A correct statement of fact could have several origins. It could be just a random guess which happens to be true. It could come from a logical proof; if one thing is true, then it must follow that another thing is true. That's deductive reasoning, a progression from known facts to a conclusion. Or, it could be empirical, based on observation or experience. That's inductive reasoning, where an observed pattern suggests a conclusion.
Seeing Is Believing, But the Belief Can Still Be Wrong
Although empirical statements are based on observation or experience, that doesn't automatically make them correct. They can still be proven wrong by further observation. Consider someone saying that because every fire truck they've ever seen was red, all fire trucks are probably red. The first part could be true, but their conclusion is incorrect because the observations leading to it are limited. Show that person a yellow fire truck, and their claim is proven wrong.
Empiricism in the Scientific Method
Empiricism is knowledge based on observation and experience. The root of the word is "empiric," meaning someone trained informally through experience, as opposed to formal training. Empiricism is the reason for scientific experimentation; the experiment seeks to test the truth of a hypothesis, which by itself is speculation. If others repeat the experiment and confirm the results, the hypothesis may become a theory. But a theory isn't a proof, because further experiments might yet prove it wrong.
Empiricism in Philosophy
In philosophy, Empiricism argues that knowledge is gained from sensory experience. Famous proponents include John Locke and David Hume. For example, no amount of words describing a color to someone who has never seen it can inform them as well as that person's experience of seeing it firsthand. Empiricism also considers probability, rather than dealing only in certainties.
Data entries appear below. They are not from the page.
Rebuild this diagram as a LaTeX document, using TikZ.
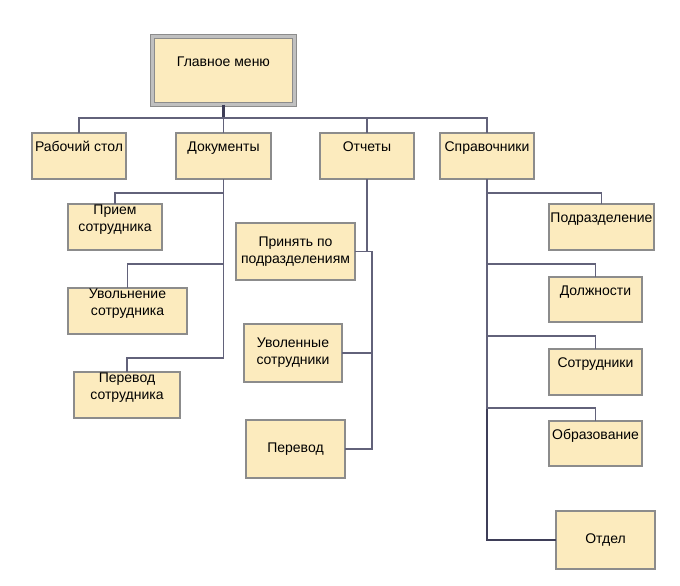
\documentclass[tikz,border=0pt]{standalone}
\usepackage{fontspec}
\setmainfont{Liberation Sans}
\definecolor{boxfill}{HTML}{FCEBBE}
\definecolor{boxline}{HTML}{8C8C8C}
\definecolor{wireline}{HTML}{62627A}
\definecolor{trunkline}{HTML}{3E3E58}
\tikzset{
    box/.style={
        rectangle,
        draw=boxline,
        line width=1.8pt,
        fill=boxfill,
        align=center,
        inner sep=1pt,
        outer sep=0pt,
        font=\fontsize{14}{17}\selectfont
    },
    mainbox/.style={
        box,
        line width=1.3pt,
        double=boxline!55,
        double distance=2.2pt
    },
    lift/.style={
        text height=#1,
        text depth=18pt
    },
    wire/.style={
        draw=wireline,
        line width=1.7pt
    },
    trunk/.style={
        draw=trunkline,
        line width=2.4pt
    }
}
\begin{document}
\begin{tikzpicture}[x=1pt, y=-1pt]
\useasboundingbox (0,0) rectangle (680,586);

% Top: main menu and first level
\node[mainbox, lift=9.5pt, minimum width=142pt, minimum height=68pt] (menu) at (223.5,70.5) {Главное меню};

\node[box, lift=9.5pt, minimum width=94pt, minimum height=46pt] (desk) at (79,156) {Рабочий стол};
\node[box, lift=9.5pt, minimum width=95pt, minimum height=46pt] (docs) at (223.5,156) {Документы};
\node[box, lift=9.5pt, minimum width=94pt, minimum height=46pt] (reports) at (367,156) {Отчеты};
\node[box, lift=9.5pt, minimum width=94pt, minimum height=46pt] (refs) at (487,156) {Справочники};

\coordinate (bar) at (223.5,118);
\draw[trunk] (menu.south) -- (bar);
\draw[wire] (desk.north) |- (bar) -| (refs.north);
\draw[wire] (docs.north) -- (docs.north |- bar);
\draw[wire] (reports.north) -- (reports.north |- bar);

% Documents
\node[box, lift=26.5pt, minimum width=94pt, minimum height=46pt] (hire) at (115,227) {Прием\\сотрудника};
\node[box, lift=26.5pt, minimum width=119pt, minimum height=46pt] (fire) at (127.5,311) {Увольнение\\сотрудника};
\node[box, lift=26.5pt, minimum width=106pt, minimum height=46pt] (move) at (127,395) {Перевод\\сотрудника};

\draw[wire] (docs.south) -- ++(0,179) -| (move.north);
\draw[wire] (hire.north) -- ++(0,-11) -| (docs.south);
\draw[wire] (fire.north) -- ++(0,-24) -| (docs.south);

% Reports
\node[box, minimum width=119pt, minimum height=57pt] (bydept) at (295.5,251.5) {Принять по\\подразделениям};
\node[box, minimum width=98pt, minimum height=58pt] (fired) at (293,353) {Уволенные\\сотрудники};
\node[box, minimum width=99pt, minimum height=58pt] (moves) at (295.5,449) {Перевод};

\coordinate (rjoint) at (372,251.5);
\draw[wire] (reports.south) -- (reports.south |- rjoint);
\draw[wire] (bydept.east) -- (rjoint) |- (moves.east);
\draw[wire] (fired.east) -- (fired.east -| rjoint);

% Directories
\node[box, lift=9.5pt, minimum width=105pt, minimum height=46pt] (depts) at (601.5,227) {Подразделение};
\node[box, lift=9.5pt, minimum width=93pt, minimum height=45pt] (posts) at (595.5,299.5) {Должности};
\node[box, lift=9.5pt, minimum width=93pt, minimum height=46pt] (staff) at (595.5,372) {Сотрудники};
\node[box, lift=9.5pt, minimum width=93pt, minimum height=45pt] (edu) at (595.5,443.5) {Образование};
\node[box, minimum width=99pt, minimum height=58pt] (unit) at (605.5,540) {Отдел};

\draw[trunk] (refs.south) |- (unit.west);
\draw[wire] (depts.north) -- ++(0,-11) -| (refs.south);
\draw[wire] (posts.north) -- ++(0,-13) -| (refs.south);
\draw[wire] (staff.north) -- ++(0,-13) -| (refs.south);
\draw[wire] (edu.north) -- ++(0,-13) -| (refs.south);

\end{tikzpicture}
\end{document}
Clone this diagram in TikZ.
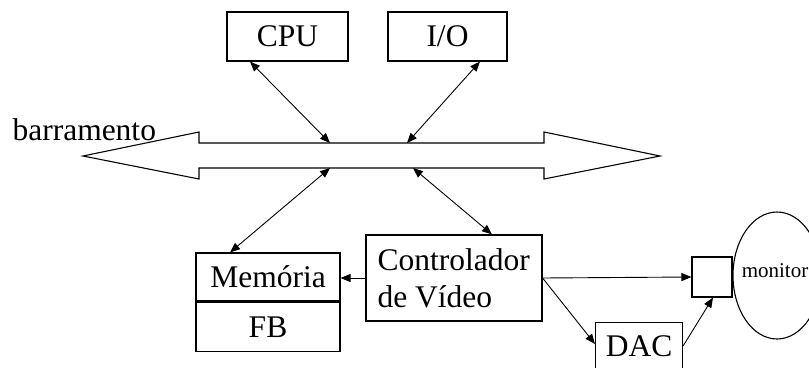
\documentclass[tikz,border=0pt]{standalone}
\usepackage{fontspec}
\setmainfont{Liberation Serif}
\usetikzlibrary{arrows.meta,calc}

\begin{document}
\begin{tikzpicture}[x=1pt,y=-1pt,
  line width=1.1pt,
  big/.style={font=\fontsize{31.5}{37}\selectfont},
  box/.style={draw, big, inner sep=0pt, text height=20.9pt, text depth=0pt},
  link/.style={line width=0.9pt, {Triangle[length=10pt,width=8pt]}-{Triangle[length=10pt,width=8pt]}},
  feed/.style={line width=0.9pt, -{Triangle[length=10pt,width=8pt]}}]

\useasboundingbox (0,0) rectangle (809,367);
\clip (0,0) rectangle (809,367);

% top units
\node[box, minimum width=121pt, minimum height=49pt] (cpu) at (287.5,36.5) {CPU};
\node[box, minimum width=119pt, minimum height=49pt] (io)  at (447.5,36.5) {I/O};

% system bus drawn as a double-headed block arrow
\draw (83,156) -- (199,132) -- (199,143) -- (544,143) -- (544,132) -- (660,156)
      -- (544,179) -- (544,168) -- (199,168) -- (199,179) -- cycle;
\node[big, anchor=base west, inner sep=0pt] (bus) at (12,140) {barramento};

\coordinate (busA) at (330,143);
\coordinate (busB) at (407,143);
\coordinate (busC) at (330,168);
\coordinate (busD) at (413,168);

% memory with frame buffer
\node[box, minimum width=144pt, minimum height=48pt] (mem) at (268,277) {Memória};
\node[box, minimum width=144pt, minimum height=49pt, anchor=north] (fb) at (mem.south) {FB};

% video controller
\node[draw, minimum width=176pt, minimum height=86pt] (ctrl) at (454,278) {};
\node[big, anchor=base west, inner sep=0pt] (ctrlA) at (377,270) {Controlador};
\node[big, anchor=base west, inner sep=0pt] (ctrlB) at (377,307) {de Vídeo};

% DAC, switch square and monitor
\node[box, minimum width=87pt, minimum height=47pt, anchor=north west] (dac) at (595,322) {DAC};
\node[draw, minimum width=40pt, minimum height=40pt, inner sep=0pt] (sw) at (712,277) {};
\draw (777,275.5) ellipse [x radius=44, y radius=63.5];
\node[font=\fontsize{21}{25}\selectfont, anchor=base, inner sep=0pt] (mon) at (775,277) {monitor};

% bus connections
\draw[link] ([xshift=-37.5pt]cpu.south) -- (busA);
\draw[link] ([xshift=32.5pt]io.south) -- (busB);
\draw[link] ([xshift=-38pt]mem.north) -- (busC);
\draw[link] ([xshift=38pt]ctrl.north) -- (busD);

% video path
\draw[feed] (ctrl.west) -- (ctrl.west -| mem.east);
\draw[feed] (ctrl.east) -- ([yshift=-22pt]dac.north west);
\draw[feed] (ctrl.east) -- (sw.west);
\draw[feed] ([yshift=-24pt]dac.north east) -- ([xshift=1pt]sw.south);
\end{tikzpicture}
\end{document}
Where deductive reasoning holds that a conclusion must be true if its premises are true, inductive Empiricism ventures to guess that a conclusion is probably true.
Elements of a Strong Empirical Statement
To be considered strong, an empirical statement needs consistent premises -- they could all be true, and one does not preclude any of the others. It also needs premises that are relevant to each other, and mutually supportive. When taken together, they all point toward the conclusion. If the premises are demonstrably true, and they support the conclusion, the statement is said to be cogent. However, it can still be strong even if the premises and conclusion are false.